The project is led by Philippe Aghion, Professor at the Collège de France and INSEAD.
Duration of the project: 2023-2026
This project aims to understand the role of the State, civil society and the market in the energy transition towards clean technologies. It aims to specify how these different actors could, together, encourage companies to redirect production and innovation towards clean technologies. Within the framework of the Schumpeterian approach, the goal will be to identify the optimal micro- and macroeconomic factors involved, such as the price of carbon, subsidies for green innovation, the use of less polluting energy sources (particularly nuclear), the role of investors, and the place of the consumer. The project is divided into seven sub-projects and is particularly interesting for (re)insurance companies from an asset management point of view.
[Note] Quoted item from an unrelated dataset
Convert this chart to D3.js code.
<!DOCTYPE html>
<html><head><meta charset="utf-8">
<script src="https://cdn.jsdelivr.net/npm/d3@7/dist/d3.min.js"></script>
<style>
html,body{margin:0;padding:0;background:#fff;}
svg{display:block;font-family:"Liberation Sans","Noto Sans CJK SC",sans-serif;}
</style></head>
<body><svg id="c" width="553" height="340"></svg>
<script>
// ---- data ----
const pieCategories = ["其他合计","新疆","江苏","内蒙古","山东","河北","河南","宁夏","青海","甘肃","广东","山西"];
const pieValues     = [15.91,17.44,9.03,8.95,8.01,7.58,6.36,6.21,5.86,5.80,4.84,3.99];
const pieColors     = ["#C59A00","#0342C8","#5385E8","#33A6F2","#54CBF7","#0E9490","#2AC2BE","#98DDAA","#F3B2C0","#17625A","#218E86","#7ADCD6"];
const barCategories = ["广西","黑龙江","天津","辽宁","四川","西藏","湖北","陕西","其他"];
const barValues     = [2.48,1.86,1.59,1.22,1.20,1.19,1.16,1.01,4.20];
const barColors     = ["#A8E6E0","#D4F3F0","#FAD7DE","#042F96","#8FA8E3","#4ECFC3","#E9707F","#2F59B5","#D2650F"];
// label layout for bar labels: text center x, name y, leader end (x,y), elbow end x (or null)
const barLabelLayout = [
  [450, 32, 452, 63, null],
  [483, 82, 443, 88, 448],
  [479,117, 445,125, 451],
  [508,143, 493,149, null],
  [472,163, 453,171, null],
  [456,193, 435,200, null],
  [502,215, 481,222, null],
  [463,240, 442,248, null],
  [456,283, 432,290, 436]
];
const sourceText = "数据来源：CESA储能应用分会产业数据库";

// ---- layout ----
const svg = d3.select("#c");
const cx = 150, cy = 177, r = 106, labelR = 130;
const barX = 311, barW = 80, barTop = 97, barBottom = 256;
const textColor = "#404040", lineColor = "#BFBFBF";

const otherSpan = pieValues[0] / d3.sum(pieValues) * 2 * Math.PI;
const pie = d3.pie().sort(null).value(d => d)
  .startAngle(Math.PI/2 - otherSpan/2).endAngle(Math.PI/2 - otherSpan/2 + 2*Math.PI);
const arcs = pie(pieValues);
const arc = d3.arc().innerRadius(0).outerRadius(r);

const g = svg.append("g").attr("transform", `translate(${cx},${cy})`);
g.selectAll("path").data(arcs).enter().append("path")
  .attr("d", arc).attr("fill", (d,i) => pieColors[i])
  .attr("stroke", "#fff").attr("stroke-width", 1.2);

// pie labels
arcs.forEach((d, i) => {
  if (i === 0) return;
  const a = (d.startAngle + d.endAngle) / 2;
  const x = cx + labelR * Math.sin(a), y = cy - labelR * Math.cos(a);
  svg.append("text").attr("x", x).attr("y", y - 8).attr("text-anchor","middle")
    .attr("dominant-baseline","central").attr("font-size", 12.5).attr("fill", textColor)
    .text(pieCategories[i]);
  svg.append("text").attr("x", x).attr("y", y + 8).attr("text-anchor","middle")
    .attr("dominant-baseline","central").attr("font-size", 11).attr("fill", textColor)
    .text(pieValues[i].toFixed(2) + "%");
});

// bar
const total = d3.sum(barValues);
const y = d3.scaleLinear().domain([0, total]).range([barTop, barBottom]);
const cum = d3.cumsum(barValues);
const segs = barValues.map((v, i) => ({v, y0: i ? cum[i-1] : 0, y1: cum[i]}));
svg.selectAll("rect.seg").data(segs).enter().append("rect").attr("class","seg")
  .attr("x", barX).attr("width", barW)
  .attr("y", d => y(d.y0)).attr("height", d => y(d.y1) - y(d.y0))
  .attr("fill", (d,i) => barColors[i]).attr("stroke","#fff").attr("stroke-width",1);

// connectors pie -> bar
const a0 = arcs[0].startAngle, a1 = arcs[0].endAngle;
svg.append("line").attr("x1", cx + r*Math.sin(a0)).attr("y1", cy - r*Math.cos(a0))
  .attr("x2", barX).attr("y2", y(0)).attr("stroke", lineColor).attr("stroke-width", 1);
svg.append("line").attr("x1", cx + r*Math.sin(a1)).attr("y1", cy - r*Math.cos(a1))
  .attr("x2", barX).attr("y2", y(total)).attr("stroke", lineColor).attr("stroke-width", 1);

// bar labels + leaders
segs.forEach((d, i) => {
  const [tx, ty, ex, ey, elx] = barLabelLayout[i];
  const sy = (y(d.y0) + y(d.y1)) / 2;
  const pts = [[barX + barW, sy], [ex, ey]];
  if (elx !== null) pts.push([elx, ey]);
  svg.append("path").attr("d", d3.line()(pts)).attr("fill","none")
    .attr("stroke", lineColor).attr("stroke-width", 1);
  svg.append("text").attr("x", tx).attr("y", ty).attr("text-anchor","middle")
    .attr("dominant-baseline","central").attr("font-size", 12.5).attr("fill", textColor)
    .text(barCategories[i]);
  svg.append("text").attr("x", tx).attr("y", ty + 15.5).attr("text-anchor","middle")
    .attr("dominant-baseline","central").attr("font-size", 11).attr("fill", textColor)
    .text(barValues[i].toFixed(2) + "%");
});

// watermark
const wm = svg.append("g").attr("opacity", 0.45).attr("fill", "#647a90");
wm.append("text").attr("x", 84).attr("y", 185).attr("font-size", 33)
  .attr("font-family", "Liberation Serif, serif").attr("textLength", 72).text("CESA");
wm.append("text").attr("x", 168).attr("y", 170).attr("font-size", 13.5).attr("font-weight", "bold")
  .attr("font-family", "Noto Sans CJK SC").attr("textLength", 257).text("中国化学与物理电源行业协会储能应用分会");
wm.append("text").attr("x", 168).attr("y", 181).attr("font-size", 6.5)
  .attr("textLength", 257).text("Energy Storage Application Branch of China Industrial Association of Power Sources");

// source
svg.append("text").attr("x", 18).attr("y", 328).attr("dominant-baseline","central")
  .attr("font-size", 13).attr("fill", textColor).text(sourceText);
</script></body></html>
It also showcases the key role played by technical progress – and therefore innovative growth – in the fight against global warming.
Fields of research / technical cooperation
• Environment and Resource Economics;
• The Economics of Growth and Innovation;
• The Economics of Entrepreneurship and Firm Dynamics;
• Macroeconomics and Irreversible Investments;
• The Economics of Industrial Policy and Competition.
Within the Collège de France, the researchers will cooperate with chemists and lawyers also working on energy transition, with whom they plan to organize joint workshops and to generate collaborative research projects.
Philippe Aghion
is a Professor at the College de France and at INSEAD, and a visiting professor at the London School of Economics and a fellow of the Econometric Society and of the American Academy of Arts and Sciences. His research focuses on the economics of growth. With Peter Howitt, he pioneered the so-called Schumpeterian Growth paradigm which was subsequently used to analyze the design of growth policies and the role of the state in the growth process. Much of this work is summarized in their joint book Endogenous Growth Theory (MIT Press, 1998) and The Economics of Growth (MIT Press, 2009), in his book with Rachel Griffith on Competition and Growth (MIT Press, 2006), and in his survey “What Do We Learn from Schumpeterian Growth Theory” (joint with U. Akcigit and P. Howitt).
In 2001, Philippe Aghion received the Yrjo Jahnsson Award of the best European economist under age 45, in 2009 he received the John Von Neumann Award, and in March 2020 he shared the BBVA “Frontier of Knowledge Award” with Peter Howitt for “developing an economic growth theory based on the innovation that emerges from the process of creative destruction”. More recently Philippe Aghion produced a new book entitled The Power of Creative destruction (Odile Jacob, Harvard University Press) joint with C. Antonin et S. Bunel. While providing a reappraisal of the foundations of economic success and a blueprint for change, The Power of Creative Destruction also shows that a fair and prosperous future is ultimately ours to make.